Levi Mix, one of the sign’s restorers from Hartlauer Signs, told Casino.org he was not aware of where or when the Neon Museum’s sign was displayed. Emails and voicemails seeking clarification from the Neon Museum went unreturned at the time this was posted.

Whatever “Lido de Paris” sign this was, it is slated to be relit at an invitation-only ceremony on Thursday, Feb. 2 at sunset at the Neon Museum, 770 Las Vegas Blvd. North. Guests will include Las Vegas Mayor Carolyn Goodman and the surviving cast and crew of the “Lido de Paris” show. It will be the museum’s 23rd illuminated sign on display in their back lot, known as the Neon Boneyard.

No Disputing Show’s Historicity

Lido de Paris, 1963
Lido de Paris, 1963
Showgirls dangle from the ceiling in the 1963 production of ‘Lido de Paris’ at the Stardust. (Image: Saturday Evening Post)

Opening along with the Stardust on July 2, 1958, the “Lido de Paris” was the first official showgirl show on the Strip, defining the showgirl as an icon of Las Vegas culture. An offshoot of the original “Lido” – which still runs in Paris after nearly 95 years – it was the brainchild of choreographer Donn Arden, who imported the first cast to Vegas directly from Paris. (In the ensuing years, Americans took over the roles.)

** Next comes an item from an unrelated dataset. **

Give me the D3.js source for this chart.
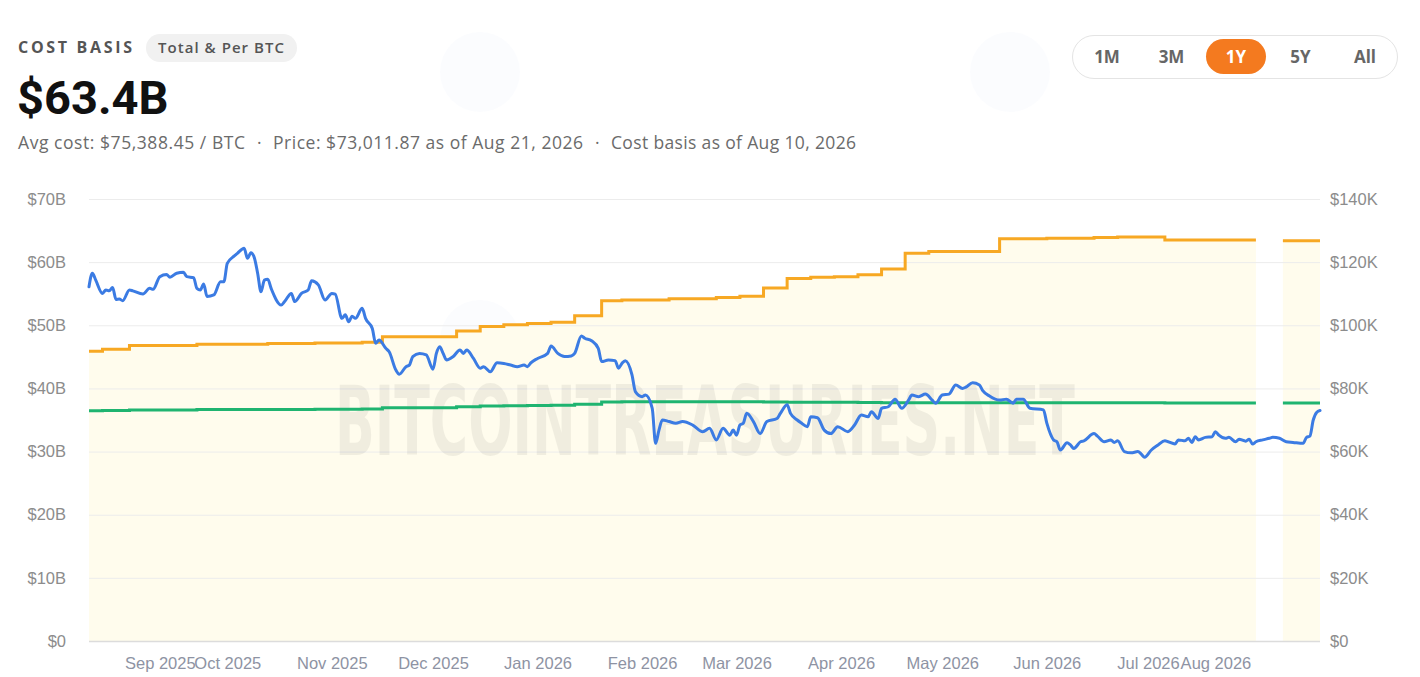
<!DOCTYPE html>
<html>
<head>
<meta charset="utf-8">
<script src="https://cdn.jsdelivr.net/npm/d3@7"></script>
<style>
  body { margin: 0; background: #fff; }
  svg { display: block; }
</style>
</head>
<body>
<svg id="chart" width="1420" height="677"></svg>
<script>
// BTC price (thousand USD), right axis
const priceHistory = [
  ["2025-08-21",112.2],["2025-08-22",116.5],["2025-08-23",114.3],["2025-08-25",110.1],["2025-08-26",111.2],["2025-08-27",110.9],["2025-08-28",112.0],["2025-08-29",108.2],["2025-08-30",108.3],["2025-08-31",107.8],
  ["2025-09-02",111.2],["2025-09-03",110.9],["2025-09-06",109.9],["2025-09-08",111.7],["2025-09-09",111.4],["2025-09-11",115.4],["2025-09-13",116.1],["2025-09-14",115.2],["2025-09-16",116.5],["2025-09-18",116.8],["2025-09-19",115.4],["2025-09-21",115.1],["2025-09-22",111.7],["2025-09-23",111.2],["2025-09-24",113.1],["2025-09-25",109.1],["2025-09-27",109.6],["2025-09-29",113.8],["2025-09-30",113.8],
  ["2025-10-01",119.6],["2025-10-03",121.9],["2025-10-04",122.8],["2025-10-06",124.4],["2025-10-07",121.2],["2025-10-08",123.0],["2025-10-09",121.5],["2025-10-10",116.5],["2025-10-11",110.6],["2025-10-12",114.3],["2025-10-13",114.6],["2025-10-14",111.7],["2025-10-17",106.4],["2025-10-18",107.5],["2025-10-20",110.1],["2025-10-21",107.5],["2025-10-23",110.1],["2025-10-25",111.2],["2025-10-26",114.1],["2025-10-28",112.8],["2025-10-30",108.0],
  ["2025-11-01",110.1],["2025-11-02",109.9],["2025-11-04",102.2],["2025-11-05",103.3],["2025-11-06",101.1],["2025-11-07",102.9],["2025-11-08",102.2],["2025-11-10",105.4],["2025-11-11",102.2],["2025-11-13",99.0],["2025-11-14",94.3],["2025-11-15",95.3],["2025-11-17",92.7],["2025-11-18",91.6],["2025-11-20",85.8],["2025-11-21",84.5],["2025-11-23",86.9],["2025-11-24",87.4],["2025-11-25",90.1],["2025-11-27",91.1],["2025-11-29",90.6],
  ["2025-12-01",86.1],["2025-12-02",91.1],["2025-12-03",93.2],["2025-12-04",91.1],["2025-12-05",89.0],["2025-12-07",90.1],["2025-12-09",92.2],["2025-12-10",91.1],["2025-12-11",92.2],["2025-12-13",89.5],["2025-12-15",86.4],["2025-12-16",86.9],["2025-12-18",85.3],["2025-12-20",88.1],["2025-12-22",87.9],["2025-12-24",87.4],["2025-12-26",86.9],["2025-12-28",87.4],["2025-12-29",86.9],["2025-12-30",88.1],
  ["2026-01-01",89.5],["2026-01-04",91.1],["2026-01-05",93.4],["2026-01-07",91.1],["2026-01-09",90.1],["2026-01-11",90.3],["2026-01-12",91.1],["2026-01-14",96.6],["2026-01-15",95.9],["2026-01-17",95.1],["2026-01-19",92.7],["2026-01-20",88.5],["2026-01-22",89.0],["2026-01-24",88.8],["2026-01-25",86.4],["2026-01-26",87.9],["2026-01-27",88.8],["2026-01-29",84.3],["2026-01-30",79.0],
  ["2026-02-01",77.4],["2026-02-02",77.9],["2026-02-04",73.7],["2026-02-05",62.6],["2026-02-06",66.8],["2026-02-07",70.0],["2026-02-09",69.5],["2026-02-11",69.0],["2026-02-13",69.5],["2026-02-16",68.4],["2026-02-19",66.3],["2026-02-21",67.4],["2026-02-23",63.7],["2026-02-25",67.4],["2026-02-27",65.2],["2026-02-28",66.8],
  ["2026-03-01",65.2],["2026-03-02",68.4],["2026-03-03",69.0],["2026-03-04",72.1],["2026-03-06",69.5],["2026-03-08",65.7],["2026-03-10",69.5],["2026-03-13",70.5],["2026-03-14",72.1],["2026-03-16",74.8],["2026-03-17",72.1],["2026-03-19",70.0],["2026-03-20",69.2],["2026-03-22",67.9],["2026-03-23",71.0],["2026-03-25",70.7],["2026-03-27",66.8],["2026-03-29",65.7],["2026-03-31",67.9],
  ["2026-04-03",66.3],["2026-04-05",68.4],["2026-04-07",71.6],["2026-04-09",71.0],["2026-04-10",72.6],["2026-04-12",70.5],["2026-04-13",73.7],["2026-04-15",74.2],["2026-04-17",76.6],["2026-04-19",73.7],["2026-04-21",76.3],["2026-04-22",77.9],["2026-04-24",77.4],["2026-04-26",78.2],["2026-04-28",76.3],["2026-04-29",75.3],
  ["2026-05-01",77.9],["2026-05-03",78.2],["2026-05-05",81.1],["2026-05-07",80.0],["2026-05-08",80.4],["2026-05-10",81.8],["2026-05-12",81.1],["2026-05-13",79.3],["2026-05-15",77.6],["2026-05-18",76.3],["2026-05-20",76.6],["2026-05-22",75.3],["2026-05-23",76.6],["2026-05-25",76.6],["2026-05-27",73.7],["2026-05-31",73.2],
  ["2026-06-01",69.0],["2026-06-03",63.7],["2026-06-04",63.1],["2026-06-05",60.5],["2026-06-07",62.8],["2026-06-08",62.1],["2026-06-09",61.0],["2026-06-11",63.1],["2026-06-12",63.4],["2026-06-15",65.7],["2026-06-16",64.9],["2026-06-18",63.1],["2026-06-20",63.7],["2026-06-21",62.9],["2026-06-22",63.4],["2026-06-24",60.0],["2026-06-26",59.6],["2026-06-28",60.0],["2026-06-29",59.2],["2026-06-30",58.2],
  ["2026-07-02",60.5],["2026-07-04",62.1],["2026-07-06",63.4],["2026-07-07",63.1],["2026-07-09",62.4],["2026-07-10",63.7],["2026-07-12",63.4],["2026-07-13",64.2],["2026-07-14",62.9],["2026-07-15",64.7],["2026-07-16",63.7],["2026-07-18",64.5],["2026-07-20",64.7],["2026-07-21",66.3],["2026-07-22",65.2],["2026-07-24",64.2],["2026-07-25",64.5],["2026-07-27",63.1],["2026-07-28",63.9],["2026-07-30",63.3],["2026-07-31",63.9],
  ["2026-08-01",62.4],["2026-08-02",63.1],["2026-08-04",63.7],["2026-08-06",64.2],["2026-08-07",64.5],["2026-08-09",64.2],["2026-08-11",63.1],["2026-08-13",62.9],["2026-08-16",62.6],["2026-08-17",64.5],["2026-08-18",64.9],["2026-08-19",70.0],["2026-08-20",72.4],["2026-08-21",73.0]
];

// cost basis steps (null = no data)
const costDates = ["2025-08-21","2025-08-25","2025-09-02","2025-09-22","2025-10-13","2025-10-27","2025-11-10","2025-11-16","2025-12-08","2025-12-15","2025-12-22","2025-12-29","2026-01-05","2026-01-12","2026-01-20","2026-01-26","2026-02-09","2026-02-23","2026-03-02","2026-03-09","2026-03-16","2026-03-23","2026-03-30","2026-04-06","2026-04-13","2026-04-20","2026-04-27","2026-05-18","2026-06-01","2026-06-15","2026-06-22","2026-07-06","2026-08-02","2026-08-03","2026-08-10","2026-08-21"];
const costTotalB = [45.9,46.2,46.8,47.0,47.1,47.2,47.3,48.2,49.1,49.8,50.1,50.3,50.5,51.5,53.9,54.0,54.2,54.4,54.6,55.9,57.4,57.6,57.7,58.0,58.9,61.4,61.7,63.7,63.8,63.9,64.0,63.5,63.5,null,63.4,63.4];
const costAvgK = [72.9,73.0,73.2,73.3,73.35,73.4,73.45,73.9,74.2,74.4,74.5,74.6,74.7,75.0,75.7,75.75,75.8,75.8,75.8,75.7,75.6,75.6,75.6,75.55,75.5,75.5,75.5,75.45,75.45,75.45,75.45,75.4,75.4,null,75.39,75.39];

const leftTicks = [0, 10, 20, 30, 40, 50, 60, 70];
const rightTicks = [0, 20, 40, 60, 80, 100, 120, 140];
const xTickDates = ["2025-09-11","2025-10-01","2025-11-01","2025-12-01","2026-01-01","2026-02-01","2026-03-01","2026-04-01","2026-05-01","2026-06-01","2026-07-01","2026-07-21"];
const xTickLabels = ["Sep 2025","Oct 2025","Nov 2025","Dec 2025","Jan 2026","Feb 2026","Mar 2026","Apr 2026","May 2026","Jun 2026","Jul 2026","Aug 2026"];
const ranges = ["1M", "3M", "1Y", "5Y", "All"];

const parse = d3.utcParse("%Y-%m-%d");
const price = priceHistory.map(d => ({ date: parse(d[0]), v: d[1] }));
const cost = costDates.map((d, i) => ({ date: parse(d), total: costTotalB[i], avg: costAvgK[i] }));

const svg = d3.select("#chart");
const uiFont = "'Open Sans', 'Noto Sans', sans-serif";
const bigFont = "Roboto, 'Noto Sans', sans-serif";
const axisFont = "'Liberation Sans', Arial, sans-serif";

// ---- header ----
svg.append("text").attr("x", 18).attr("y", 53)
  .attr("font-family", uiFont).attr("font-size", 16).attr("font-weight", 700)
  .attr("textLength", 114).attr("fill", "#555").text("COST BASIS");
svg.append("rect").attr("x", 146).attr("y", 34).attr("width", 151).attr("height", 28)
  .attr("rx", 14).attr("fill", "#f1f1f1");
svg.append("text").attr("x", 158).attr("y", 53)
  .attr("font-family", uiFont).attr("font-size", 15).attr("font-weight", 600)
  .attr("textLength", 126).attr("fill", "#555").text("Total & Per BTC");
svg.append("text").attr("x", 17).attr("y", 114)
  .attr("font-family", bigFont).attr("font-size", 47).attr("font-weight", 700)
  .attr("fill", "#111").text("$63.4B");

const subParts = [
  { x: 18, w: 227, t: "Avg cost: $75,388.45 / BTC" },
  { x: 257, w: null, t: "·" },
  { x: 273, w: 310, t: "Price: $73,011.87 as of Aug 21, 2026" },
  { x: 595, w: null, t: "·" },
  { x: 611, w: 245, t: "Cost basis as of Aug 10, 2026" }
];
svg.selectAll("text.sub").data(subParts).join("text").attr("class", "sub")
  .attr("x", d => d.x).attr("y", 149)
  .attr("font-family", uiFont).attr("font-size", 17.5).attr("fill", "#6b6b6b")
  .attr("textLength", d => d.w)
  .text(d => d.t);

// range toggle
svg.append("rect").attr("x", 1072.5).attr("y", 35.5).attr("width", 325).attr("height", 43)
  .attr("rx", 21.5).attr("fill", "#fff").attr("stroke", "#e4e4e4");
const btnX = d3.scalePoint().domain(ranges).range([1107, 1365]);
svg.append("rect").attr("x", btnX("1Y") - 30).attr("y", 39).attr("width", 60).attr("height", 35)
  .attr("rx", 17.5).attr("fill", "#f47a1f");
svg.selectAll("text.btn").data(ranges).join("text").attr("class", "btn")
  .attr("x", d => btnX(d)).attr("y", 63).attr("text-anchor", "middle")
  .attr("font-family", uiFont).attr("font-size", 17).attr("font-weight", 700)
  .attr("fill", d => d === "1Y" ? "#fff" : "#666").text(d => d);

// ---- chart ----
const x0 = 89, x1 = 1320, yTop = 199, yBot = 641;
const x = d3.scaleUtc().domain([parse("2025-08-21"), parse("2026-08-21")]).range([x0, x1]);
const yL = d3.scaleLinear().domain([0, 70]).range([yBot, yTop]);
const yR = d3.scaleLinear().domain([0, 140]).range([yBot, yTop]);

// faint logo ghosts
const ghosts = [[480, 72], [1010, 72], [480, 340], [1010, 340], [480, 600], [1010, 600]];
svg.selectAll("circle.ghost").data(ghosts).join("circle").attr("class", "ghost")
  .attr("cx", d => d[0]).attr("cy", d => d[1]).attr("r", 40)
  .attr("fill", "#dfe7f5").attr("opacity", 0.13);

// area under total cost basis
svg.append("path").datum(cost)
  .attr("fill", "#fffbea").attr("opacity", 0.85)
  .attr("d", d3.area().defined(d => d.total != null).curve(d3.curveStepAfter)
    .x(d => x(d.date)).y0(yL(0)).y1(d => yL(d.total)));

// grid
svg.append("g").selectAll("line").data(leftTicks).join("line")
  .attr("x1", x0).attr("x2", x1)
  .attr("y1", d => yL(d) + 0.5).attr("y2", d => yL(d) + 0.5)
  .attr("stroke", d => d === 0 ? "#dcdcdc" : "#ececec").attr("stroke-width", d => d === 0 ? 1.5 : 1);

// watermark: squeeze horizontally to fit 740px
const wm = svg.append("text").attr("text-anchor", "middle")
  .attr("font-family", "'DejaVu Sans Condensed', 'Liberation Sans Narrow', sans-serif")
  .attr("font-weight", 700).attr("font-size", 96)
  .attr("fill", "#000").attr("opacity", 0.055).text("BITCOINTREASURIES.NET");
const wmLen = wm.node().getComputedTextLength() || 740;
wm.attr("transform", `translate(705,455) scale(${740 / wmLen},1)`);

// axes
const leftAxis = svg.append("g").attr("transform", `translate(${x0},0)`)
  .call(d3.axisLeft(yL).tickValues(leftTicks).tickSize(0).tickPadding(23)
    .tickFormat(d => d === 0 ? "$0" : `$${d}B`));
const rightAxis = svg.append("g").attr("transform", `translate(${x1},0)`)
  .call(d3.axisRight(yR).tickValues(rightTicks).tickSize(0).tickPadding(10)
    .tickFormat(d => d === 0 ? "$0" : `$${d}K`));
const bottomAxis = svg.append("g").attr("transform", `translate(0,${yBot})`)
  .call(d3.axisBottom(x).tickValues(xTickDates.map(parse)).tickSize(0).tickPadding(16)
    .tickFormat((d, i) => xTickLabels[i]));
[leftAxis, rightAxis, bottomAxis].forEach(g => {
  g.select(".domain").remove();
  g.selectAll("text").attr("font-family", axisFont).attr("font-size", 16.5).attr("fill", "#8c8c8c");
});
bottomAxis.selectAll("text").attr("fill", "#8e93a3");

// lines
svg.append("path").datum(cost)
  .attr("fill", "none").attr("stroke", "#1fb470").attr("stroke-width", 3)
  .attr("d", d3.line().defined(d => d.avg != null).curve(d3.curveStepAfter)
    .x(d => x(d.date)).y(d => yR(d.avg)));

svg.append("path").datum(cost)
  .attr("fill", "none").attr("stroke", "#f7a823").attr("stroke-width", 3)
  .attr("d", d3.line().defined(d => d.total != null).curve(d3.curveStepAfter)
    .x(d => x(d.date)).y(d => yL(d.total)));

svg.append("path").datum(price)
  .attr("fill", "none").attr("stroke", "#3b7be3").attr("stroke-width", 3)
  .attr("stroke-linejoin", "round").attr("stroke-linecap", "round")
  .attr("d", d3.line().curve(d3.curveMonotoneX).x(d => x(d.date)).y(d => yR(d.v)));
</script>
</body>
</html>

At the time, the Strip featured plenty of burlesque shows. But “Lido de Paris” introduced mainstream respectability to the format by having its topless dancers perform, as part of a variety-show format, in splashy extravaganzas reproducing the MGM Hollywood musicals of the day. The show also featured singers, jugglers, animal acts, slapstick comics, and live orchestras or bands.

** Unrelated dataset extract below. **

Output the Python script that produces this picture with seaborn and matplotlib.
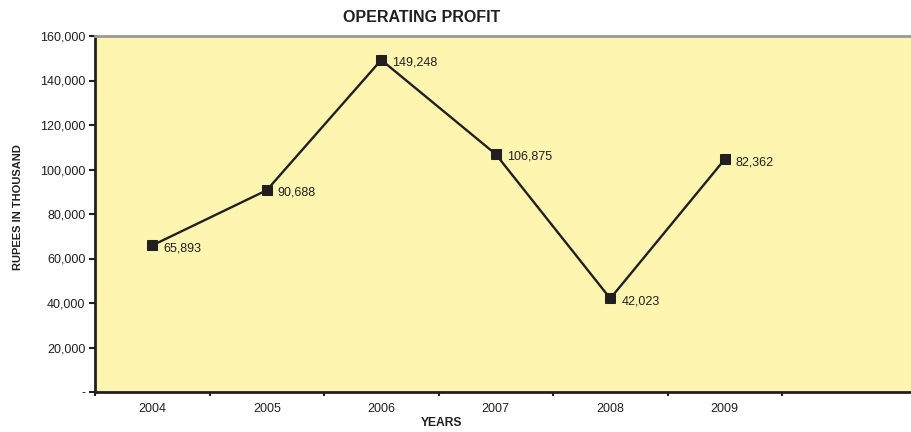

The success of “Lido de Paris” led every major casino hotel to open its own showgirl show. In 1959, the Tropicana debuted “Folies Bergère” and El Rancho Vegas debuted “La Nouvelle Eve.” In 1963, the Dunes debuted “Casino de Paris.” In 1968, the Desert Inn debuted “Pzazz!” And, in 1974, the MGM Grand debuted “Hallelujah Hollywood.” The last showgirl show to open – “Jubilee!” at Bally’s in 1981 — was also the last to close, in 2016.

After playing to more than 19 million guests over 22,000 performances, the “Lido de Paris” closed on Feb. 28, 1991. Its final curtain call was taken by 400 then-current and former showgirls in front of a VIP crowd including illusionists Siegfried and Roy, who launched their Vegas career as one of the show’s aforementioned animal acts in the early ’70s.

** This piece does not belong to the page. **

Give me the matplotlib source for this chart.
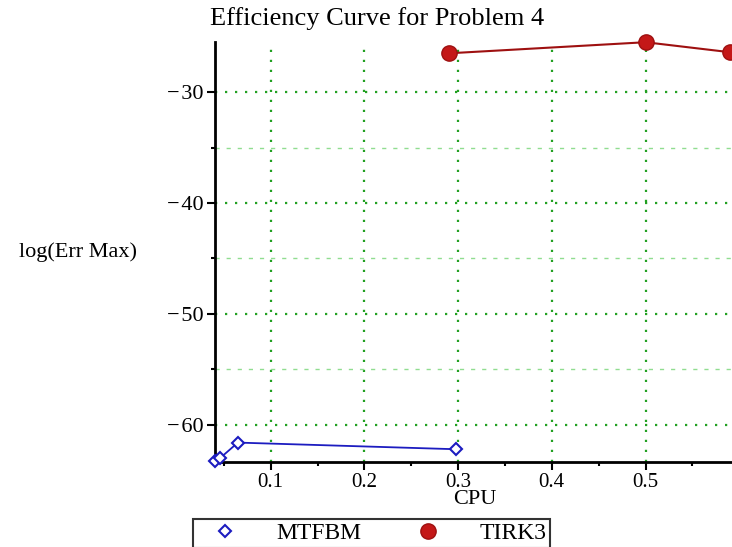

The Stardust replaced “Lido de Paris” with a forgettable ’90s revue called “Enter the Night,” featuring a Sting impersonator and hip-hop dancing. While the “Lido de Paris”’s 32-year run was impressive, it was bested by “Folies Bergère,” which ran for 50 years before closing in 2009.

Though the official reason given for the closure of “Lido de Paris” was a desire to modernize by the Stardust’s final owner, Boyd Gaming, the real reason was the enormous expense of producing the show. More than $6 million a year was spent on costumes, sets, props, payroll, and licensing rights from the original Paris show. (Back then, all shows were produced by the resorts themselves. It wasn’t until the ’80s that corporate casino owners hit upon the now-standard practice of renting out their venues to independent producers.)

The Stardust was imploded on March 13, 2007. But the “Lido de Paris” is remembered in every performance of Katy Perry’s “Play” residency at Resorts World – located on the former site of the Stardust – when the pop superstar recalls visiting her grandmother, Ann Pearl Hudson, when she worked backstage at the “Lido de Paris” as a seamstress.